Issue (i): Whether interest earned on temporarily unutilised business funds was taxable as business income and eligible for deduction under section 80-IB(9).
Analysis: The interest arose from funds generated in the course of business and kept in bank deposits pending use for operational requirements. The character of the receipt was therefore linked to business deployment of funds rather than a separate source of income. The Tribunal followed its earlier decision in the assessee's own case and the jurisdictional principle that such interest, when integrally connected with business funds, is assessable as business income.
Conclusion: The issue was decided in favour of the assessee.
Issue (ii): Whether natural gas forms part of mineral oil for the purpose of deduction under section 80-IB(9).
Analysis: Section 80-IB(9) does not define mineral oil. The expression was construed in light of the constitutional and legislative context, including allied enactments and the settled principle that natural gas is a petroleum product and part of mineral oil resources. The reasoning treated the statutory phrase broadly and held that the later insertion of a specific clause for natural gas did not exclude natural gas from the earlier expression mineral oil.
Conclusion: The issue was decided in favour of the assessee.
Issue (iii): Whether transfer pricing adjustment on alleged interest on outstanding receivables was to be sustained.
Analysis: The outstanding receivables from the associated enterprise were treated as a financing element warranting interest imputation, but the rate adopted by the transfer pricing authority was found excessive.

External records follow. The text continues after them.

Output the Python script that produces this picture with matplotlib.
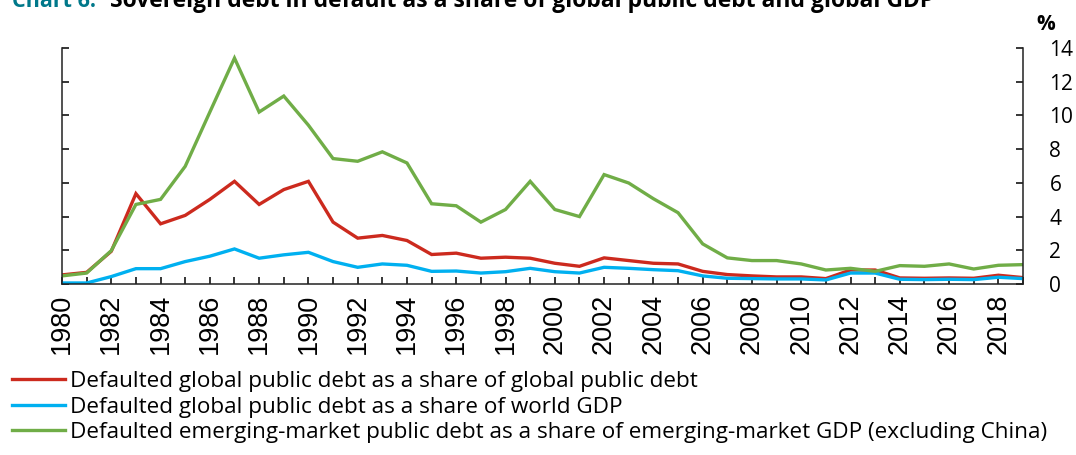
import matplotlib
matplotlib.use("Agg")
import matplotlib.pyplot as plt

years = list(range(1980, 2020))

# defaulted global public debt, % of global public debt
share_debt = [0.54, 0.69, 1.94, 5.36, 3.57, 4.07, 5.02, 6.09, 4.72, 5.60,
              6.09, 3.67, 2.72, 2.88, 2.58, 1.75, 1.83, 1.53, 1.59, 1.53,
              1.23, 1.05, 1.55, 1.39, 1.23, 1.19, 0.75, 0.56, 0.48, 0.42,
              0.42, 0.32, 0.83, 0.83, 0.36, 0.34, 0.36, 0.34, 0.52, 0.38]

# defaulted global public debt, % of world GDP
share_gdp = [0.06, 0.06, 0.44, 0.91, 0.91, 1.33, 1.65, 2.08, 1.53, 1.73,
             1.88, 1.33, 0.99, 1.19, 1.11, 0.75, 0.77, 0.65, 0.73, 0.93,
             0.73, 0.65, 0.99, 0.93, 0.85, 0.79, 0.48, 0.34, 0.32, 0.30,
             0.30, 0.24, 0.65, 0.65, 0.28, 0.26, 0.28, 0.26, 0.40, 0.32]

# defaulted EM public debt, % of EM GDP (ex China)
share_em = [0.48, 0.65, 1.98, 4.72, 5.02, 6.98, 10.2, 13.4, 10.2, 11.15,
            9.42, 7.44, 7.28, 7.84, 7.18, 4.76, 4.64, 3.67, 4.42, 6.09,
            4.42, 4.00, 6.49, 5.99, 5.06, 4.23, 2.38, 1.55, 1.39, 1.39,
            1.19, 0.83, 0.93, 0.75, 1.09, 1.05, 1.19, 0.89, 1.11, 1.15]

labels = ["Defaulted global public debt as a share of global public debt",
          "Defaulted global public debt as a share of world GDP",
          "Defaulted emerging-market public debt as a share of emerging-market GDP (excluding China)"]
colors = ["#CC2A1E", "#00B0F0", "#70AD47"]

txt_font = ["Open Sans", "DejaVu Sans"]

fig = plt.figure(figsize=(10.76, 4.55), dpi=100)
ax = fig.add_axes([62 / 1076, (455 - 284) / 455, (1023 - 62) / 1076, (284 - 48) / 455])

for vals, col, lab in zip([share_debt, share_gdp, share_em], colors, labels):
    ax.plot(years, vals, color=col, lw=2.4, label=lab, solid_joinstyle="miter")

ax.set_xlim(1980, 2019)
ax.set_ylim(0, 14)
ax.set_yticks(range(0, 15, 2))
ax.set_xticks(years)
ax.set_xticklabels([str(y) if (y - 1980) % 2 == 0 else "" for y in years],
                   rotation=90, fontsize=19.5, family="Liberation Sans")

ax.spines["top"].set_visible(False)
for s in ["left", "right", "bottom"]:
    ax.spines[s].set_linewidth(1.1)
    ax.spines[s].set_color("#222222")
ax.tick_params(axis="x", direction="in", length=5, width=1.1, pad=7)
ax.tick_params(axis="y", direction="in", length=5, width=1.1, left=True, right=True,
               labelleft=False, labelright=True, pad=19)
for t in ax.get_yticklabels():
    t.set_fontsize(15)
    t.set_family(txt_font)
    t.set_horizontalalignment("left")

fig.text(1036 / 1076, 1 - 30 / 455, "%", fontsize=15, fontweight="bold",
         family=txt_font)

# title sits mostly above the crop, as in the source image
fig.text(12 / 1076, 1 - 7 / 455, "Chart 6:", fontsize=15.5, fontweight="bold",
         color="#00788A", family=txt_font, va="baseline")
fig.text(110 / 1076, 1 - 7 / 455,
         "Sovereign debt in default as a share of global public debt and global GDP",
         fontsize=16.5, fontweight="bold", family=txt_font, va="baseline")

fig.legend(loc="upper left", bbox_to_anchor=(12 / 1076, 1 - 371 / 455),
           frameon=False, prop={"family": txt_font, "size": 16.2},
           handlelength=2.35, handletextpad=0.22, labelspacing=0.2,
           borderpad=0, borderaxespad=0)

fig.savefig("out.png", dpi=100)
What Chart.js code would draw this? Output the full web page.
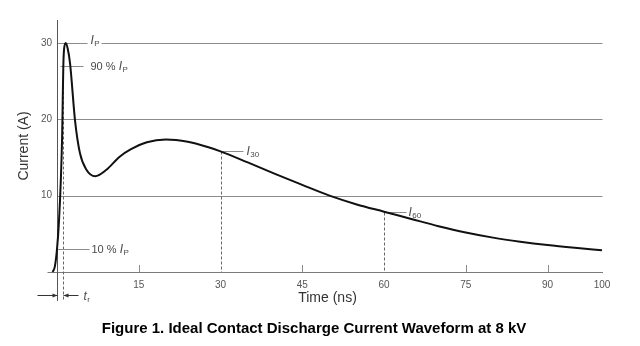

The Tribunal held that benchmarking should be on a reasonable basis and directed adoption of LIBOR-linked benchmarking instead of the domestic prime lending rate used in the adjustment.
Conclusion: The issue was decided partly in favour of the Revenue and the matter was sustained only to the extent of recalibration of the adjustment.
Final Conclusion: The Revenue's challenge failed on the substantive deduction issues, while the transfer pricing issue was sustained only for limited statistical adjustment, leaving the overall relief substantially with the assessee.
Ratio Decidendi: Where a taxing provision grants deduction for commercial production of mineral oil but does not define the term, natural gas is included within mineral oil if the statutory and legislative context shows that mineral oil is used in its wider, generic sense.